In a statement, Intel CEO Paul Otellini said that his company's results "reflected a continuing tough economic environment." While we unfortunately haven't heard any word on the company's first venture into the smartphone market, Otellini did say, "we're pleased with the continued progress in Ultrabooks and phones and excited about the range of Intel-based tablets coming to market." We'll be listening in to Intel's Q3 earnings call, which starts at 5 p.m. ET, and we'll update here with any more details that come out of it.

Update: Intel just finished up its investor call, and unfortunately there was very little discussion of the company's move into mobile — the only thing Otellini had to say was that Intel was "continuing to make progress in handhelds." He did have plenty to say about the upcoming Windows 8 onslaught, noting that Intel expected to see more than 140 Core-based ultrabooks, 40 of which would be touch-capable. Of those, a dozen or so would be "convertibles" — the laptop-tablet hybrid we're starting to see so much of. He also addressed whether the ongoing weakness in the PC market was a result of the rise of tablets or consumers waiting for Windows 8.

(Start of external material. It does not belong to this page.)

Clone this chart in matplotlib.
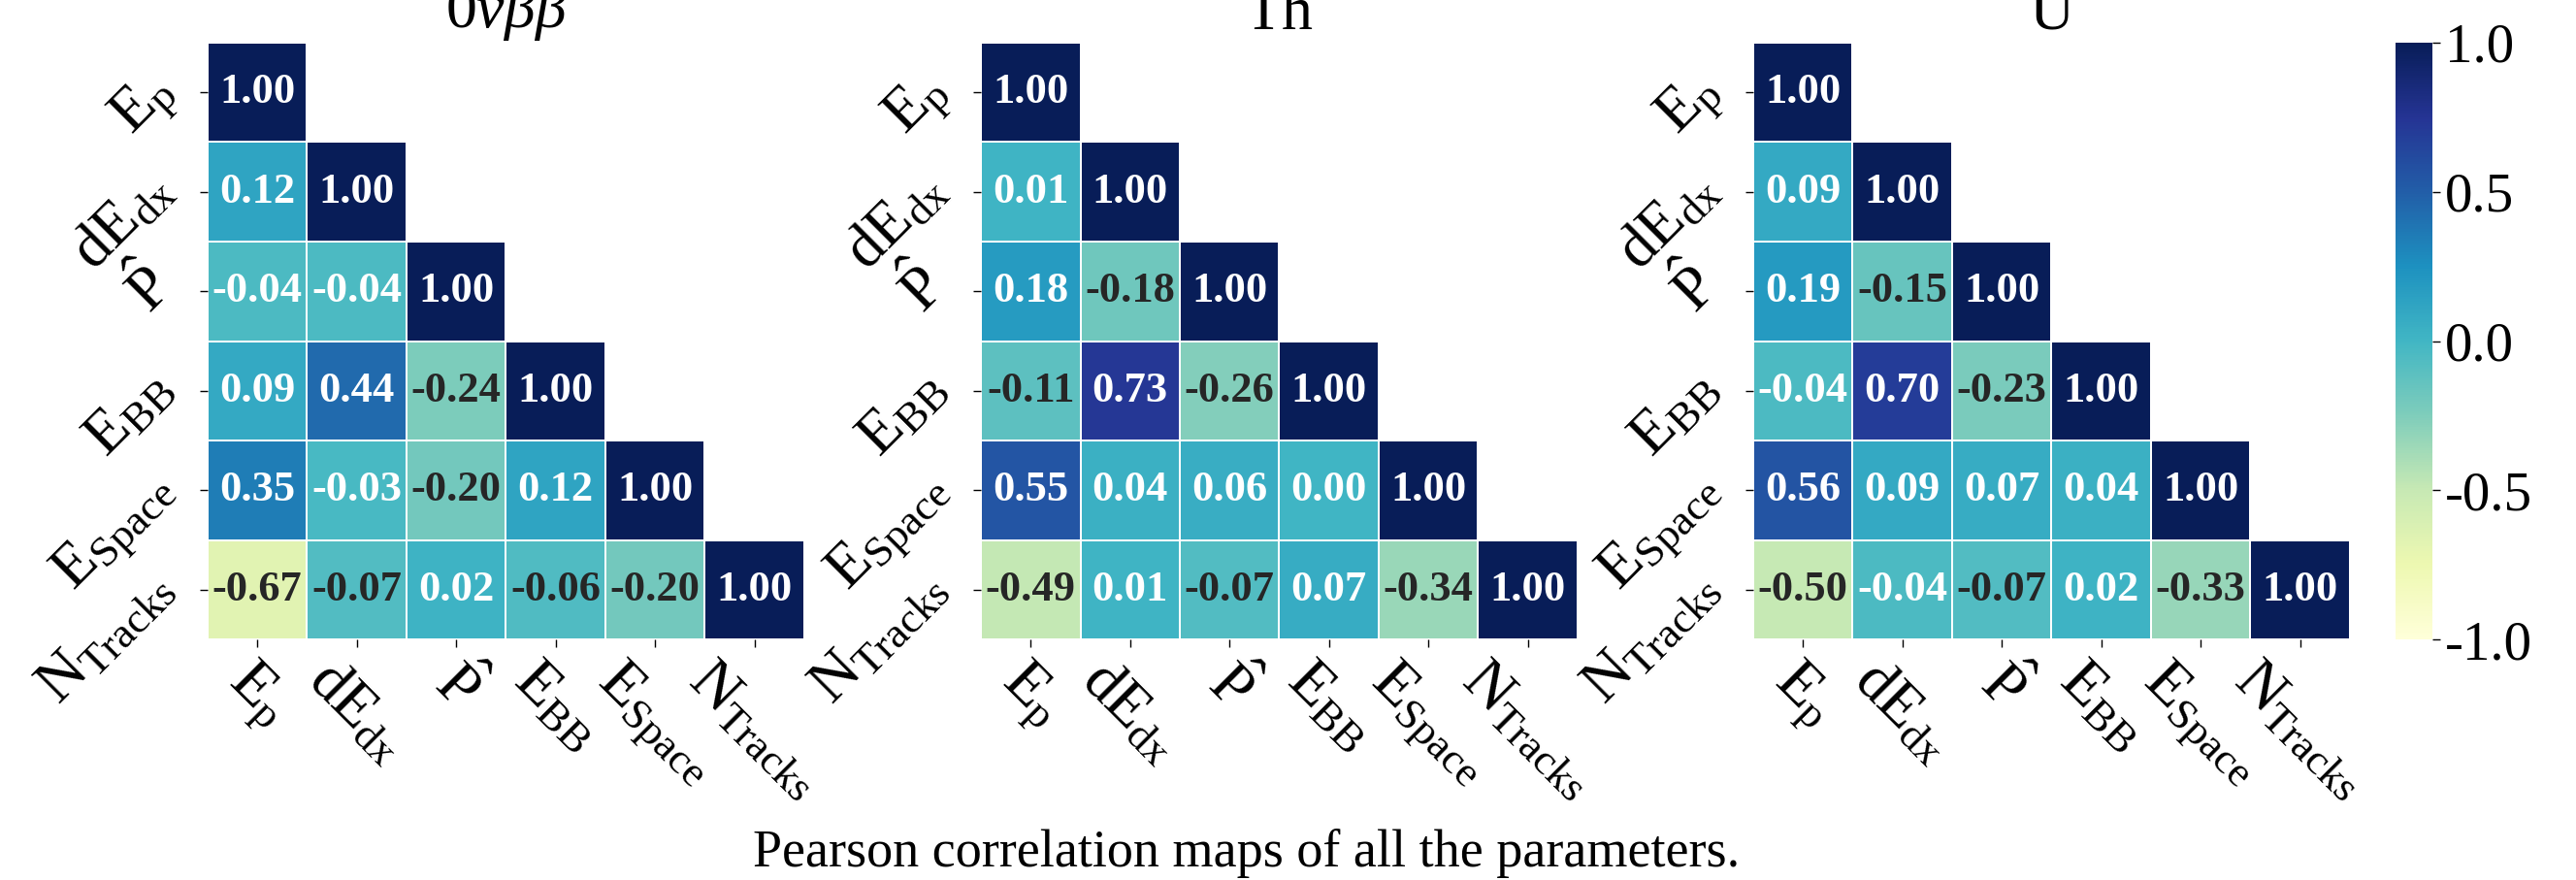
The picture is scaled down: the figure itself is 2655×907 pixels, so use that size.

Otellini acknowledged that there are a lot of new variables to account for, but it was too soon to say whether PCs would return to previous growth levels or whether tablets were permanently impacting the market. "We honestly won't know for 12 months," Otellini admitted. He did say that he's "very excited" about Windows 8, saying that it'll bring "touch into the mainstream for the first time." While it's too soon to tell whether or not consumers will embrace the new paradigms that Windows 8 brings to the table, Otellini said that he's "very optimistic." He even revealed a bit of frustration with the forecasting of whether or not consumers would adopt Windows 8, saying "the darn thing hasn't even launched yet" — but obviously Intel is hoping it'll be a hit.